What you are asked to do → Count the lines below that contain the word "diagram" and give only that number.

Dataset content →
····················

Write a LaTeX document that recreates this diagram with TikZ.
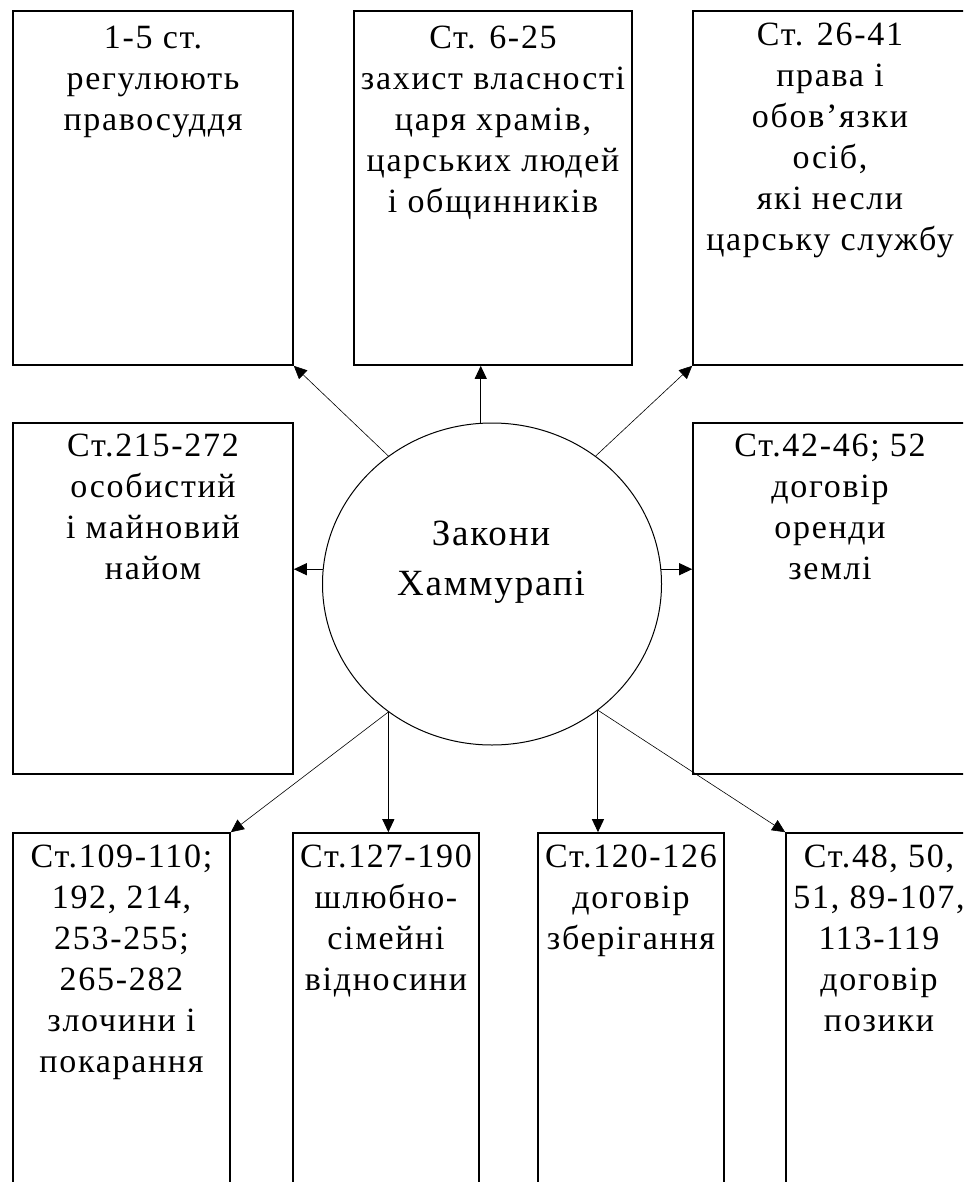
\documentclass[tikz,border=0pt]{standalone}
\usepackage{fontspec}
\setmainfont{Liberation Serif}[LetterSpace=5]
\usepackage{tikz}
\usetikzlibrary{shapes.geometric,arrows.meta}

\begin{document}
\begin{tikzpicture}[x=1pt,y=-1pt,
  box/.style={draw, line width=1.6pt, inner sep=0pt},
  txt/.style={anchor=north, align=center, inner sep=0pt, font=\fontsize{34}{41}\selectfont},
  law/.style={draw, ellipse, line width=1pt, minimum width=339pt, minimum height=322pt, inner sep=0pt},
  arr/.style={line width=1pt, -{Triangle[length=13pt,width=12pt]}},
  darr/.style={line width=0.6pt, -{Triangle[length=13pt,width=12pt]}}
]
\useasboundingbox (0,0) rectangle (963,1182);
\clip (0,0) rectangle (963,1182);

% top row
\node[box, minimum width=280pt, minimum height=354pt] (top1) at (153,188) {};
\node[box, minimum width=278pt, minimum height=354pt] (top2) at (493,188) {};
\node[box, minimum width=274pt, minimum height=354pt] (top3) at (830,188) {};
\node[txt] (top1t) at ([yshift=-16pt]top1.north) {1-5 ст.\\регулюють\\правосуддя};
\node[txt] (top2t) at ([yshift=-16pt]top2.north) {Ст. 6-25\\захист власності\\царя храмів,\\царських людей\\і общинників};
\node[txt] (top3t) at ([yshift=-13pt]top3.north) {Ст. 26-41\\права і\\обов’язки\\осіб,\\які несли\\царську службу};

% middle row
\node[box, minimum width=280pt, minimum height=351pt] (mid1) at (153,598.5) {};
\node[box, minimum width=274pt, minimum height=351pt] (mid2) at (830,598.5) {};
\node[txt] (mid1t) at ([yshift=-12pt]mid1.north) {Ст.215-272\\особистий\\і майновий\\найом};
\node[txt] (mid2t) at ([yshift=-12pt]mid2.north) {Ст.42-46; 52\\договір\\оренди\\землі};

% bottom row
\node[box, minimum width=217pt, minimum height=367pt] (bot1) at (121.5,1016.5) {};
\node[box, minimum width=186pt, minimum height=367pt] (bot2) at (386,1016.5) {};
\node[box, minimum width=186pt, minimum height=367pt] (bot3) at (631,1016.5) {};
\node[box, minimum width=186pt, minimum height=367pt] (bot4) at (879,1016.5) {};
\node[txt] (bot1t) at ([yshift=-12pt]bot1.north) {Ст.109-110;\\192, 214,\\253-255;\\265-282\\злочини і\\покарання};
\node[txt] (bot2t) at ([yshift=-12pt]bot2.north) {Ст.127-190\\шлюбно-\\сімейні\\відносини};
\node[txt] (bot3t) at ([yshift=-12pt]bot3.north) {Ст.120-126\\договір\\зберігання};
\node[txt] (bot4t) at ([yshift=-12pt]bot4.north) {Ст.48, 50,\\51, 89-107,\\113-119\\договір\\позики};

% centre
\node[law] (law) at (492,584) {};
\node[align=center, inner sep=0pt, font=\fontsize{37}{50}\selectfont] (lawt) at (491,562) {Закони\\Хаммурапі};

\draw[arr] (law.94) -- (law.94 |- top2.south);
\draw[darr] (law.129) -- (top1.south east);
\draw[darr] (law.51) -- (top3.south west);
\draw[arr] (law.175) -- (law.175 -| mid1.east);
\draw[arr] (law.5) -- (law.5 -| mid2.west);
\draw[arr] (law.231) -- (law.231 |- bot2.north);
\draw[darr] (law.231) -- (bot1.north east);
\draw[arr] (law.310) -- (law.310 |- bot3.north);
\draw[darr] (law.310) -- (bot4.north west);
\end{tikzpicture}
\end{document}
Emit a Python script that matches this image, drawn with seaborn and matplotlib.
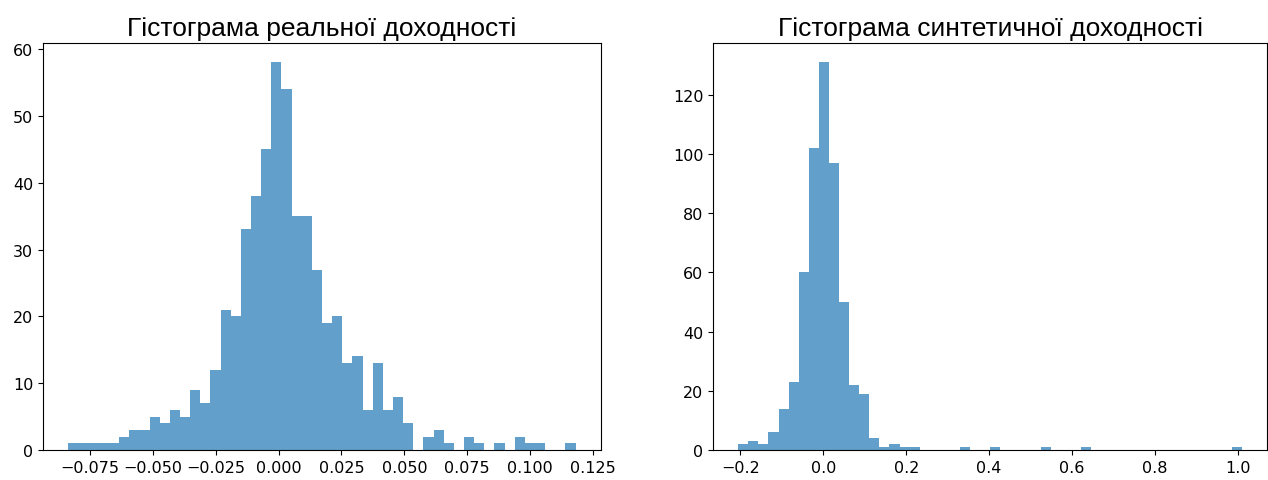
import numpy as np
import pandas as pd
import matplotlib
matplotlib.use("Agg")
import matplotlib.pyplot as plt
import seaborn as sns

# Real returns histogram (50 bins)
real_min, real_max = -0.0836, 0.1181
real_counts = [1, 1, 1, 1, 1, 2, 3, 3, 5, 4,
               6, 5, 9, 7, 12, 21, 20, 33, 38, 45,
               58, 54, 35, 35, 27, 19, 20, 13, 14, 6,
               13, 6, 8, 4, 0, 2, 3, 1, 0, 2,
               1, 0, 1, 0, 2, 1, 1, 0, 0, 1]

# Synthetic returns histogram (50 bins)
syn_min, syn_max = -0.205, 1.0103
syn_counts = [2, 3, 2, 6, 14, 23, 60, 102, 131, 97,
              50, 22, 19, 4, 1, 2, 1, 1, 0, 0,
              0, 0, 1, 0, 0, 1, 0, 0, 0, 0,
              1, 0, 0, 0, 1, 0, 0, 0, 0, 0,
              0, 0, 0, 0, 0, 0, 0, 0, 0, 1]

titles = ["Гістограма реальної доходності", "Гістограма синтетичної доходності"]

fig = plt.figure(figsize=(12.68, 4.81), dpi=100)
ax1 = fig.add_axes([43/1268, 30/481, 558/1268, 407/481])
ax2 = fig.add_axes([713/1268, 30/481, 554.5/1268, 407/481])

for ax, lo, hi, counts, title in [(ax1, real_min, real_max, real_counts, titles[0]),
                                   (ax2, syn_min, syn_max, syn_counts, titles[1])]:
    edges = np.linspace(lo, hi, len(counts) + 1)
    centers = (edges[:-1] + edges[1:]) / 2
    df = pd.DataFrame({"x": centers, "w": counts})
    sns.histplot(data=df, x="x", weights="w", bins=len(counts), binrange=(lo, hi),
                 ax=ax, color="#1f77b4", alpha=0.7, linewidth=0)
    ax.set_xlabel("")
    ax.set_ylabel("")
    ax.set_title(title, fontsize=19, family=["Liberation Sans", "DejaVu Sans"], pad=6)
    ax.tick_params(labelsize=11.5)
    ax.set_xlim(lo - 0.05 * (hi - lo), hi + 0.05 * (hi - lo))
    ax.set_ylim(0, max(counts) * 1.05)

fig.savefig("out.png", dpi=100)
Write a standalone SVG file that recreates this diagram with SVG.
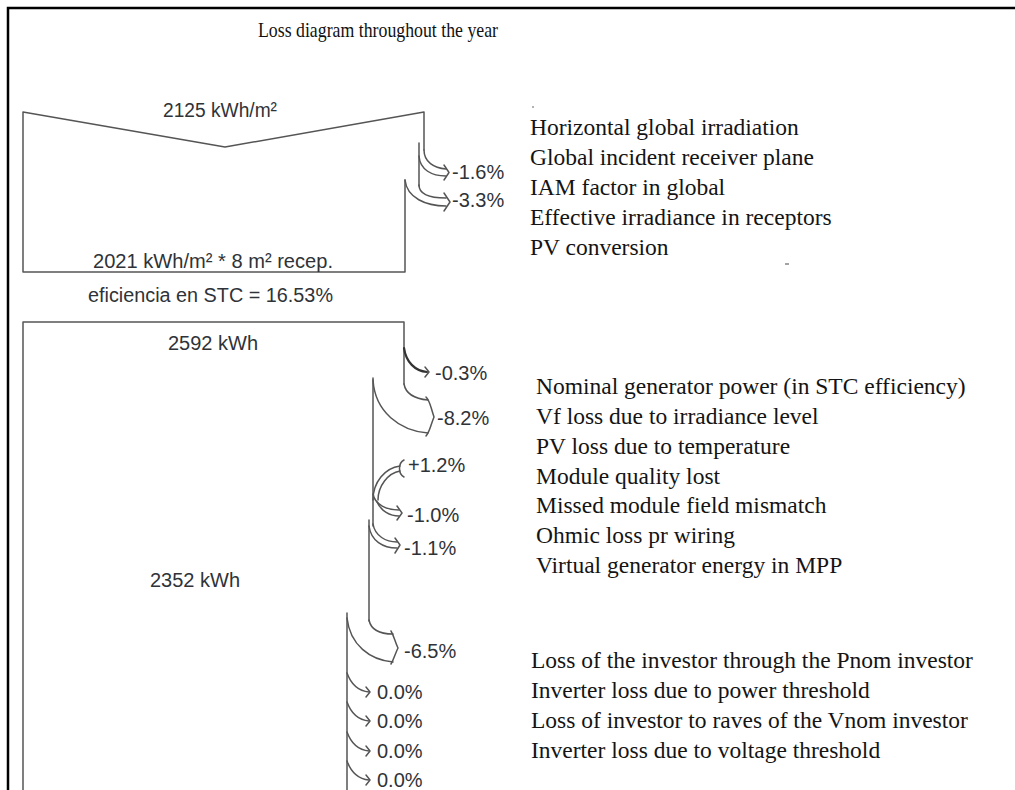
<svg xmlns="http://www.w3.org/2000/svg" width="1015" height="790" viewBox="0 0 1015 790">
<style>
.frame{fill:none;stroke:#000;stroke-width:2.5}
.ln{fill:none;stroke:#555;stroke-width:1.5;stroke-linejoin:round;stroke-linecap:round}
.dk{fill:none;stroke:#333;stroke-width:2.2;stroke-linecap:round}
.lbl{font-family:"Liberation Sans",Arial,sans-serif;font-size:20px;fill:#2f3338}
.txt{font-family:"Liberation Serif","Times New Roman",serif;font-size:23.5px;fill:#141414}
.title{font-family:"Liberation Serif","Times New Roman",serif;font-size:21px;fill:#111}
.dot{stroke:#666;stroke-width:1.2}
</style>
<rect width="1015" height="790" fill="#fff"/>
<path class="frame" d="M8,790 L8,8 L1015,8"/>
<g id="title"><text class="title" x="258" y="37" textLength="240" lengthAdjust="spacingAndGlyphs">Loss diagram throughout the year</text></g>

<g id="irradiation-box">
<path class="ln" d="M424,150 L424,112 L225,147 L23,112 L23,272 L405,272 L405,180"/>
<path class="ln" d="M419,143 L419,186"/>
<text class="lbl" x="163" y="117" textLength="114" lengthAdjust="spacingAndGlyphs">2125 kWh/m²</text>
<text class="lbl" x="93" y="268" textLength="240" lengthAdjust="spacingAndGlyphs">2021 kWh/m² * 8 m² recep.</text>
</g>
<g id="efficiency"><text class="lbl" x="88" y="302" textLength="245" lengthAdjust="spacingAndGlyphs">eficiencia en STC = 16.53%</text></g>

<g id="energy-box">
<path class="ln" d="M23,790 L23,322 L404,322 L404,384"/>
<path class="ln" d="M373,378 L373,526"/>
<path class="ln" d="M369,520 L369,621"/>
<path class="ln" d="M347,613 L347,790"/>
<text class="lbl" x="168" y="350">2592 kWh</text>
<text class="lbl" x="150" y="587">2352 kWh</text>
</g>

<g id="connectors">
<!-- -1.6% -->
<path class="ln" d="M424,150 C424,162 434,168 446,169"/>
<path class="ln" d="M419,156 C420,170 432,176 446,176"/>
<path class="ln" d="M444,165 L449,172.5 L444,180"/>
<!-- -3.3% -->
<path class="ln" d="M419,185 C419,195 431,198 446,198"/>
<path class="ln" d="M405,180 C407,198 426,206 446,206"/>
<path class="ln" d="M444,193 L450,202 L444,211"/>
<!-- -0.3% -->
<path class="dk" d="M404,348 C406,362 415,371 427,372"/>
<path class="ln" d="M425,367 L429,372 L425,377"/>
<!-- -8.2% -->
<path class="ln" d="M404,384 C406,395 417,399 428,400"/>
<path class="ln" d="M373,380 C375,412 400,431 428,433"/>
<path class="ln" d="M426,397 C430,401 430,405 434,417 C430,427 430,431 426,436"/>
<!-- +1.2% -->
<path class="ln" d="M373,500 C373,482 385,468 400,466"/>
<path class="ln" d="M378,500 C378,486 388,473 400,471"/>
<path class="ln" d="M404,460 C398,463 398,474 404,477"/>
<!-- -1.0% -->
<path class="ln" d="M373,494 C375,505 387,510 399,510"/>
<path class="ln" d="M377,502 C381,511 390,516 399,516"/>
<path class="ln" d="M397,506 L402,513 L397,520"/>
<!-- -1.1% -->
<path class="ln" d="M373,524 C375,536 386,542 397,542"/>
<path class="ln" d="M369,526 C371,541 383,548 397,548"/>
<path class="ln" d="M395,538 L400,545 L395,553"/>
<!-- -6.5% -->
<path class="ln" d="M369,620 C371,630 381,634 393,634"/>
<path class="ln" d="M347,618 C350,645 370,660 393,662"/>
<path class="ln" d="M391,631 C394,636 395,642 398,648 C395,654 394,659 391,664"/>
<!-- 0.0% x4 -->
<path class="ln" d="M347,673 C351,684 358,691 369,692"/>
<path class="ln" d="M366,687 L370,692 L366,697"/>
<path class="ln" d="M347,702 C351,713 358,720 369,721"/>
<path class="ln" d="M366,716 L370,721 L366,726"/>
<path class="ln" d="M347,732 C351,743 358,750 369,751"/>
<path class="ln" d="M366,746 L370,751 L366,756"/>
<path class="ln" d="M347,761 C351,772 358,779 369,780"/>
<path class="ln" d="M366,775 L370,780 L366,785"/>
</g>

<g id="loss-labels">
<text class="lbl" x="452" y="179">-1.6%</text>
<text class="lbl" x="452" y="207">-3.3%</text>
<text class="lbl" x="435" y="380">-0.3%</text>
<text class="lbl" x="437" y="425">-8.2%</text>
<text class="lbl" x="408" y="472">+1.2%</text>
<text class="lbl" x="407" y="522">-1.0%</text>
<text class="lbl" x="404" y="555">-1.1%</text>
<text class="lbl" x="404" y="658">-6.5%</text>
<text class="lbl" x="377" y="699">0.0%</text>
<text class="lbl" x="377" y="728">0.0%</text>
<text class="lbl" x="377" y="758">0.0%</text>
<text class="lbl" x="377" y="787">0.0%</text>
</g>

<g id="legend-irradiance">
<line class="dot" x1="532" y1="107" x2="534" y2="107"/>
<text class="txt" x="530" y="135">Horizontal global irradiation</text>
<text class="txt" x="530" y="165">Global incident receiver plane</text>
<text class="txt" x="530" y="195">IAM factor in global</text>
<text class="txt" x="530" y="225">Effective irradiance in receptors</text>
<text class="txt" x="530" y="255">PV conversion</text>
<line class="dot" x1="785" y1="264" x2="789" y2="264"/>
</g>

<g id="legend-generator">
<text class="txt" x="536" y="394">Nominal generator power (in STC efficiency)</text>
<text class="txt" x="536" y="424">Vf loss due to irradiance level</text>
<text class="txt" x="536" y="454">PV loss due to temperature</text>
<text class="txt" x="536" y="484">Module quality lost</text>
<text class="txt" x="536" y="513">Missed module field mismatch</text>
<text class="txt" x="536" y="543">Ohmic loss pr wiring</text>
<text class="txt" x="536" y="573">Virtual generator energy in MPP</text>
</g>

<g id="legend-inverter">
<text class="txt" x="531" y="668">Loss of the investor through the Pnom investor</text>
<text class="txt" x="531" y="698">Inverter loss due to power threshold</text>
<text class="txt" x="531" y="728">Loss of investor to raves of the Vnom investor</text>
<text class="txt" x="531" y="758">Inverter loss due to voltage threshold</text>
</g>
</svg>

····················

Solution to this task → 3